Case for Low-Volatility Equity
An Index-Option Based Approach
The challenge of pursuing returns while managing risk is increasingly difficult. In an environment where the equity market is defined by the potential for significant volatility and the fixed income market is defined by low interest rates with the potential to rise, many types of investors – from individuals to large institutions – are seeking new ways to achieve the right balance between return and risk.
Over long time periods, diversified equity portfolios have historically generated attractive returns that outpace inflation. However, when equity prices fluctuate significantly, short-term risks create challenges for long-term investors. Increased volatility tempts individual investors to abandon sound long-term strategies and poses unique challenges for institutional investors with long-term liabilities.
At Gateway, we believe strategies that reduce risk with index options can be an effective solution to the challenges that investors face. Equity market exposure combined with index options, and their associated volatility risk premium, can mitigate equity market losses while simultaneously benefitting from the equity market’s propensity to rise over the long term.
Over-Pricing of Volatility in Option Markets is a Persistent Phenomenon1
The frequent over-pricing of implied volatility relative to realized volatility represents a risk premium that creates the potential for option-writing strategies to enhance risk-adjusted return relative to broad equity market indexes. Our strategic use of index options can convert this implied equity market volatility into cash flow while maintaining equity market correlation. This consistent risk profile has the potential for less downside exposure and smaller short-term fluctuations than the underlying equity index. These characteristics may be useful to investors seeking new solutions to the ever-more challenging investment objective of adding short-term consistency to the pursuit of long-term portfolio returns.
Consistent Low-Volatility Equity Profile2
Option writing strategies similar to the Cboe® S&P 500 BuyWriteSM Index (the BXMSM)3 and Cboe® S&P 500 PutWriteSM Index (the PUTSM)4 exhibit “low-volatility equity” profiles: high equity correlation with lower standard deviation and beta, typically resulting in smaller drawdowns and a tighter distribution of returns than the S&P 500® Index5.
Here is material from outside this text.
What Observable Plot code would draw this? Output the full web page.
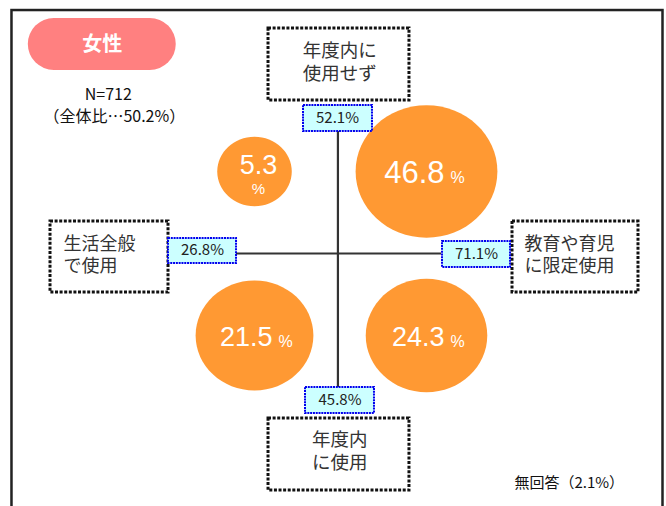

1VIX® data available as of January 1, 1990. Past performance is no guarantee of future results.
2There are no guarantees Gateway’s strategies will perform as seen in these charts.
3The BXMSM is a passive total return index designed to track the performance of a hypothetical buy-write strategy on the S&P 500® Index. The construction methodology of the index includes buying an equity portfolio replicating the holdings of the S&P 500® Index and selling a single one-month S&P 500® Index call option with a strike price approximately at-the-money each month on the Friday of the standard index-option expiration cycle and holding that position until the next expiration.
4The PUTSM is a passive total return index designed to track the performance of a hypothetical portfolio that sells S&P 500® Index put options against collateralized cash reserves held in a money market account. The PUTSM strategy is designed to sell a monthly sequence of S&P 500® Index puts and invest cash at one- and three-month Treasury Bill rates. The monthly sequence entails writing one-month S&P 500® Index put options with a strike price approximately at-the-money each month on the Friday of the standard index option expiration cycle and holding that position until the next expiration. The number of put contracts with identical strike prices and expiration dates sold varies from month to month but is limited so that the amount held in Treasury Bills can finance the maximum possible loss from final settlement of the S&P 500® Index puts.
5Selling index call options can reduce the risk of owning stocks, but it limits the opportunity to profit from an increase in the market value of stocks in exchange for up-front cash at the time of selling the call option.
6Post-Tech Bubble drawdown occurred from September 1, 2000 to October 9, 2002. The Great Financial Crisis drawdown occurred from October 9, 2007 to March 9, 2009. The COVID-19 Pandemic drawdown occurred from February 19, 2020 to March 23, 2020.